Peak hourly and absolute rates: Once a peak daily rate has been determined, the peak hourly rate is largely set by the hours available to complete the irrigation and the flow requirements of the irrigation equipment. For all irrigation systems, the peak absolute and peak hourly rates can be the same; every system would be expected to run continuously for over an hour at peak.
Hours available: In the absence of abstraction restrictions, for example, when irrigating from a storage reservoir, most large-scale farming enterprises using overhead systems (e.g., sprinklers, hose-reel irrigators, or booms) would typically plan to complete their irrigation in about 16 h. This provides sufficient flexibility for unavoidable down-time, equipment maintenance, and moving equipment between fields, as well as reducing the need for equipment moves at night. There are, however, other circumstances that can also reduce the irrigation hours available. These could include, for example, (i) non-standard field sizes that make it impossible to use travelling irrigators for the full run-time every day; (ii) small-scale irrigators that may not have the staff and/or automation required to spread irrigation out over so many hours; (iii) lower evaporation, less wind, and off-peak electricity tariffs make it more efficient to irrigate only at night; (iv) golf courses sometimes need to irrigate in as few as 8 h overnight, starting after the last players leave at dusk and finishing in time for water to infiltrate before the early morning golfers arrive; (v) noise issues (diesel pumps, impact sprinklers) may restrict night-time irrigation, and (vi) health and safety considerations advise against moving portable equipment in the dark. In such cases, irrigators have to invest in additional irrigation equipment and apply the scheduled water in fewer hours, and, hence, will require abstraction licences with appropriate conditions and/or storage tanks to accommodate for localised peaks in demand.

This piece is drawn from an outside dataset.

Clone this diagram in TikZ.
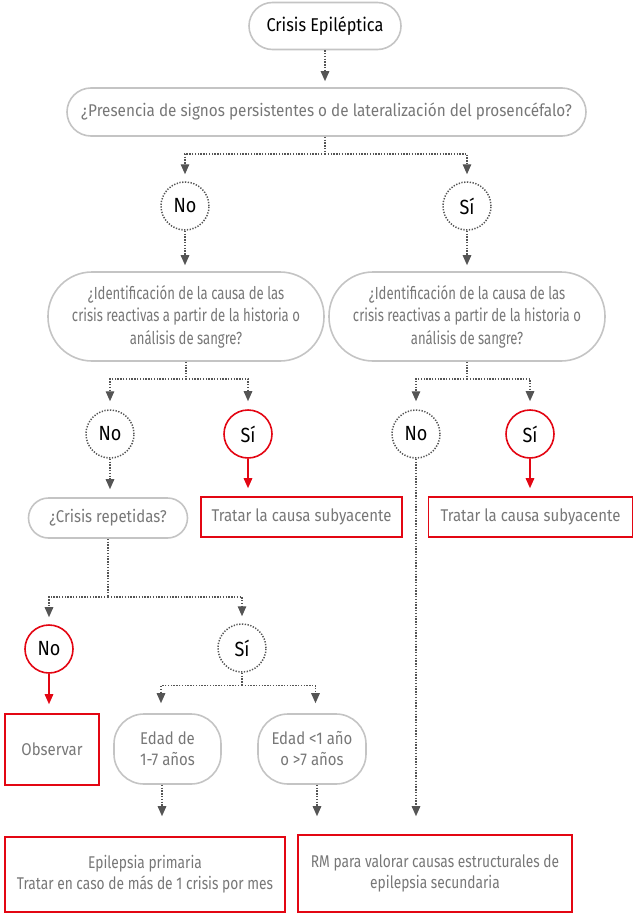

Equipment flow rates: The flow rate of an irrigation system is set by its design. Most irrigation equipment has a wide range of flow rates available but can only be used over a narrow range once purchased. Hose-reel systems have a range of sizes and nozzles, but these must be matched to the size and shape of the fields as well as to the licence. Static sprinkler systems similarly need flexibility to be assembled in different arrangements on different fields. Minimum flow rates, to attain adequate uniformity, may require higher flows than typical working hours would suggest. Centre pivots and linear move systems often have a required flow rate set by the standard sprinkler packages available. Trickle (or drip irrigation) systems on row crops will typically apply the daily requirements in only one or two hours; however, the irrigation is cycled around sectors to minimise peak flows and pump size. Field size and shape may also influence the sector size.
Tanks and balancing reservoirs: Where abstraction is via a storage tank or reservoir, equipment flow rates are not an issue; the tank can be filled at a constant rate to balance higher short-term application rates. The use of a tank or balancing reservoir, therefore, allows an abstractor to smooth out peaks in irrigation demand and allows significantly lower peak ratios. Relatively small tanks can spread hourly peaks over a day’s abstraction; many days’ storage would be needed to spread daily peaks; a half season’s reservoir storage may be needed to spread monthly peaks. Where the irrigator also has a licence to abstract water during the winter months (high river flows), the storage reservoir may provide a balancing function for the summer abstraction by pumping via the reservoir. However, the additional capital cost and energy use due to double pumping does need to be considered.
Environmental sensitivity and flow constraints: The environmental sensitivity to peak abstraction rates depends on the water source. Minor streams and rivers whose flow is small compared to the abstractions are particularly sensitive to the peak absolute and peak hourly rates. Large surface water bodies, whose water level is barely affected by short-term pumping, are mostly sensitive to monthly or even total seasonal abstraction. Groundwater in unconfined aquifers is typically most sensitive to monthly or total seasonal abstraction; in confined aquifers shorter duration rates may be more important. The situation becomes more complex when one source is feeding into another, for example aquifers feeding spring lines or streams. In each case, it is recommended that the most sensitive peak rates be identified and set first. Sensitivity must also be judged in the context of the other licence conditions, and a regulatory requirement to balance not only the environmental impacts but also the economic implications of setting unnecessarily stringent constraints on peak rates of abstraction, which would have negative impacts on the financial value and benefits of water used for agriculture. Setting peak rates will also need to consider the future impacts of a changing climate with increased drought risks impacting on both agronomic volumetric demands and timing of irrigation, and any changes in the availability of water due to reduced river flows (). The number of different rates stipulated in a licence should, therefore, be kept to the minimum and only set where necessary. In catchments where both irrigation and aquatic dependent ecosystems are concentrated, environmental impact assessments may also be required to ensure environmental flows are not impacted by over-abstraction, particularly in dry years. However, most licences now have ‘Hands-off Flow’ (HoF) conditions which preclude farmers from abstracting once prescribed river flows (or groundwater levels) drop below defined levels to protect the environment and other abstractors.
Finally, it is worth mentioning that there is, unfortunately, no comparative scientific literature on the topic of peak rates for irrigation abstraction against which our modelled outputs can be compared. Further studies should be undertaken in other countries under differing crop and agroclimatic conditions to facilitate future comparison.